> _Task to carry out_: Copy each line that contains the word "this".
++++ Stored records ++++
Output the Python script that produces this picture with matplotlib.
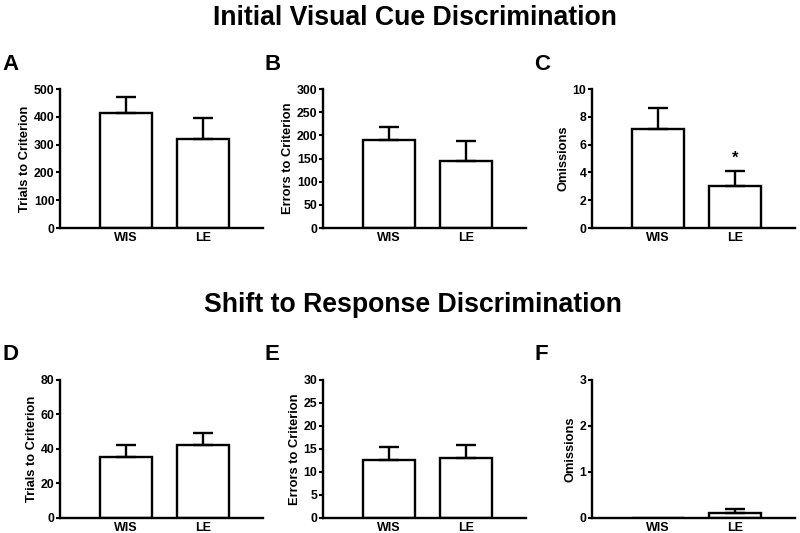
import matplotlib
matplotlib.use("Agg")
import matplotlib.pyplot as plt
import numpy as np

plt.rcParams['font.family'] = ['Liberation Sans', 'DejaVu Sans']
plt.rcParams['font.weight'] = 'bold'

groups = ['WIS', 'LE']

# Initial visual cue discrimination (mean, SEM)
trials_initial = [415, 319]
trials_initial_sem = [55, 78]
errors_initial = [191, 145]
errors_initial_sem = [26, 42]
omissions_initial = [7.1, 3.0]
omissions_initial_sem = [1.5, 1.1]

# Shift to response discrimination (mean, SEM)
trials_shift = [35.0, 42.1]
trials_shift_sem = [7.0, 7.0]
errors_shift = [12.6, 13.1]
errors_shift_sem = [2.7, 2.7]
omissions_shift = [0.0, 0.1]
omissions_shift_sem = [0.0, 0.1]

W, H = 800, 533
fig = plt.figure(figsize=(W / 100, H / 100), dpi=100)


def panel(left, top, bottom, letter, vals, sems, ylabel, ymax, ystep, star=None):
    ax = fig.add_axes([left / W, 1 - bottom / H, 203 / W, (bottom - top) / H])
    x = np.arange(1, len(groups) + 1)
    ax.bar(x, vals, width=0.68, color='white', edgecolor='black', linewidth=1.7, zorder=2)
    for xi, v, s in zip(x, vals, sems):
        if s > 0:
            ax.errorbar(xi, v, yerr=[[0], [s]], fmt='none', ecolor='black',
                        elinewidth=1.7, capsize=7, capthick=1.7, zorder=3)
    ax.set_xlim(0.14, 2.78)
    ax.set_ylim(0, ymax)
    ax.set_yticks(np.arange(0, ymax + ystep / 2, ystep))
    ax.set_xticks(x)
    ax.set_xticklabels(groups, fontsize=9, fontweight='bold')
    ax.tick_params(axis='x', length=0, pad=3)
    ax.tick_params(axis='y', length=3, width=1.5, labelsize=8.8, pad=1)
    for lab in ax.get_yticklabels():
        lab.set_fontweight('bold')
    for sp in ['top', 'right']:
        ax.spines[sp].set_visible(False)
    for sp in ['left', 'bottom']:
        ax.spines[sp].set_linewidth(1.7)
    ax.set_ylabel(ylabel, fontsize=9.3, fontweight='bold', labelpad=2)
    if star is not None:
        i = star
        ax.annotate('*', (x[i], vals[i] + sems[i]), xytext=(0, 4), textcoords='offset points',
                    ha='center', va='bottom', fontsize=12, fontweight='bold')
    fig.text((left - 58) / W, 1 - (top - 25) / H, letter, fontsize=16, fontweight='bold',
             ha='left', va='center')
    return ax


# top row
panel(60, 89, 228, 'A', trials_initial, trials_initial_sem, 'Trials to Criterion', 500, 100)
panel(323, 89, 228, 'B', errors_initial, errors_initial_sem, 'Errors to Criterion', 300, 50)
panel(592, 89, 228, 'C', omissions_initial, omissions_initial_sem, 'Omissions', 10, 2, star=1)

# bottom row
panel(60, 380, 517.7, 'D', trials_shift, trials_shift_sem, 'Trials to Criterion', 80, 20)
panel(323, 380, 517.7, 'E', errors_shift, errors_shift_sem, 'Errors to Criterion', 30, 5)
panel(592, 380, 517.7, 'F', omissions_shift, omissions_shift_sem, 'Omissions', 3, 1)

fig.text(415 / W, 1 - 25 / H, 'Initial Visual Cue Discrimination', fontsize=19.2,
         fontweight='bold', ha='center', va='baseline')
fig.text(413 / W, 1 - 312 / H, 'Shift to Response Discrimination', fontsize=19.2,
         fontweight='bold', ha='center', va='baseline')

fig.savefig('out.png', dpi=100)
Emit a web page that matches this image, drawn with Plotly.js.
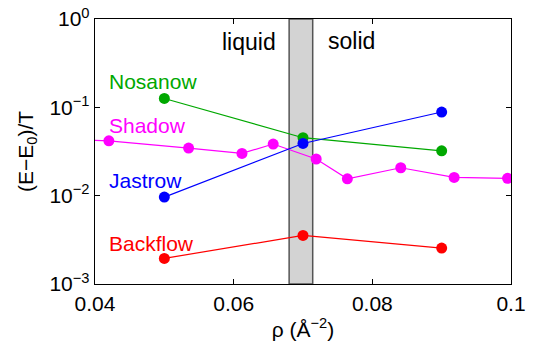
<!DOCTYPE html>
<html>
<head>
<meta charset="utf-8">
<script src="https://cdn.plot.ly/plotly-3.0.1.min.js"></script>
<style>html,body{margin:0;padding:0;background:#fff;}#chart{width:537px;height:350px;}</style>
</head>
<body>
<div id="chart"></div>
<script>
// Data
const rhoThree = [0.05, 0.07, 0.09];
const nosanow = [0.126, 0.0453, 0.0322];
const jastrow = [0.00964, 0.0390, 0.0885];
const backflow = [0.00195, 0.00355, 0.00255];
const shadowRho = [0.036, 0.0420, 0.0535, 0.0612, 0.0657, 0.0719, 0.0764, 0.0841, 0.0918, 0.0995];
const shadow = [0.0435, 0.0418, 0.0346, 0.0301, 0.0384, 0.0260, 0.0155, 0.0207, 0.0161, 0.0157];
const transition = [0.0680, 0.0714];
const yTickVals = [0.001, 0.01, 0.1, 1];
const yTickText = ['10<sup>−3</sup>', '10<sup>−2</sup>', '10<sup>−1</sup>', '10<sup>0</sup>'];
const xTickVals = [0.04, 0.06, 0.08, 0.1];
const xTickText = ['0.04', '0.06', '0.08', '0.1'];

const font = 'Liberation Sans, Arial, Helvetica, sans-serif';
const colors = {nosanow: '#00a800', shadow: '#ff00ff', jastrow: '#0000ff', backflow: '#ff0000'};

function tr(x, y, c) {
  return {x: x, y: y, type: 'scatter', mode: 'lines+markers',
    line: {color: c, width: 1.2}, marker: {color: c, size: 11}, showlegend: false, hoverinfo: 'skip'};
}

const data = [
  tr(rhoThree, nosanow, colors.nosanow),
  tr(shadowRho, shadow, colors.shadow),
  tr(rhoThree, jastrow, colors.jastrow),
  tr(rhoThree, backflow, colors.backflow)
];

function lab(text, x, ylog, c, size) {
  return {text: text, x: x, y: ylog, xref: 'x', yref: 'y', showarrow: false,
    xanchor: 'left', yanchor: 'middle', font: {family: font, size: size, color: c}};
}

const layout = {
  width: 537, height: 350,
  margin: {l: 95, r: 26, t: 19, b: 66},
  paper_bgcolor: '#fff', plot_bgcolor: '#fff',
  font: {family: font, color: '#000'},
  xaxis: {range: [0.04, 0.1], tickvals: xTickVals, ticktext: xTickText,
    ticks: 'inside', ticklen: 5, tickwidth: 1, tickcolor: '#000',
    showline: true, linecolor: '#000', linewidth: 1.3, mirror: 'ticks',
    showgrid: false, zeroline: false, tickfont: {size: 21, family: font},
    title: {text: 'ρ (Å<sup>−2</sup>)', font: {size: 21, family: font}, standoff: 8}},
  yaxis: {type: 'log', range: [-3, 0], tickvals: yTickVals, ticktext: yTickText,
    ticks: 'inside', ticklen: 5, tickwidth: 1, tickcolor: '#000',
    showline: true, linecolor: '#000', linewidth: 1.3, mirror: 'ticks',
    showgrid: false, zeroline: false, tickfont: {size: 21, family: font},
    title: {text: '(E−E<sub>0</sub>)/T', font: {size: 21, family: font}, standoff: 10}},
  shapes: [{type: 'rect', xref: 'x', yref: 'paper', x0: transition[0], x1: transition[1], y0: 0, y1: 1,
    fillcolor: '#d3d3d3', line: {color: '#555', width: 1.5}, layer: 'below'}],
  annotations: [
    lab('Nosanow', 0.0418, -0.713, colors.nosanow, 21),
    lab('Shadow', 0.0418, -1.200, colors.shadow, 21),
    lab('Jastrow', 0.0418, -1.823, colors.jastrow, 21),
    lab('Backflow', 0.0418, -2.537, colors.backflow, 21),
    lab('liquid', 0.0580, -0.26, '#000', 23),
    lab('solid', 0.0733, -0.25, '#000', 23)
  ]
};

Plotly.newPlot('chart', data, layout, {displayModeBar: false, staticPlot: true});
</script>
</body>
</html>
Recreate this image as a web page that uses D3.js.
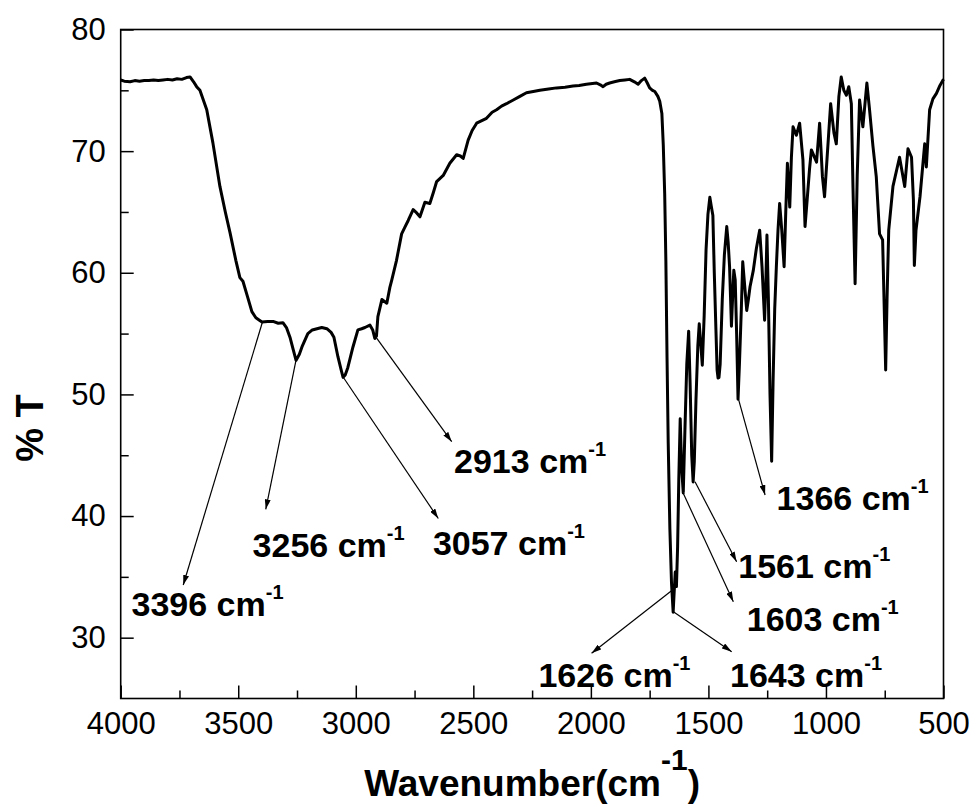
++++
> _The output_:
Output the Python script that produces this picture with matplotlib.
Emit a web page that matches this image, drawn with Plotly.js.
Recreate this image as a web page that uses D3.js.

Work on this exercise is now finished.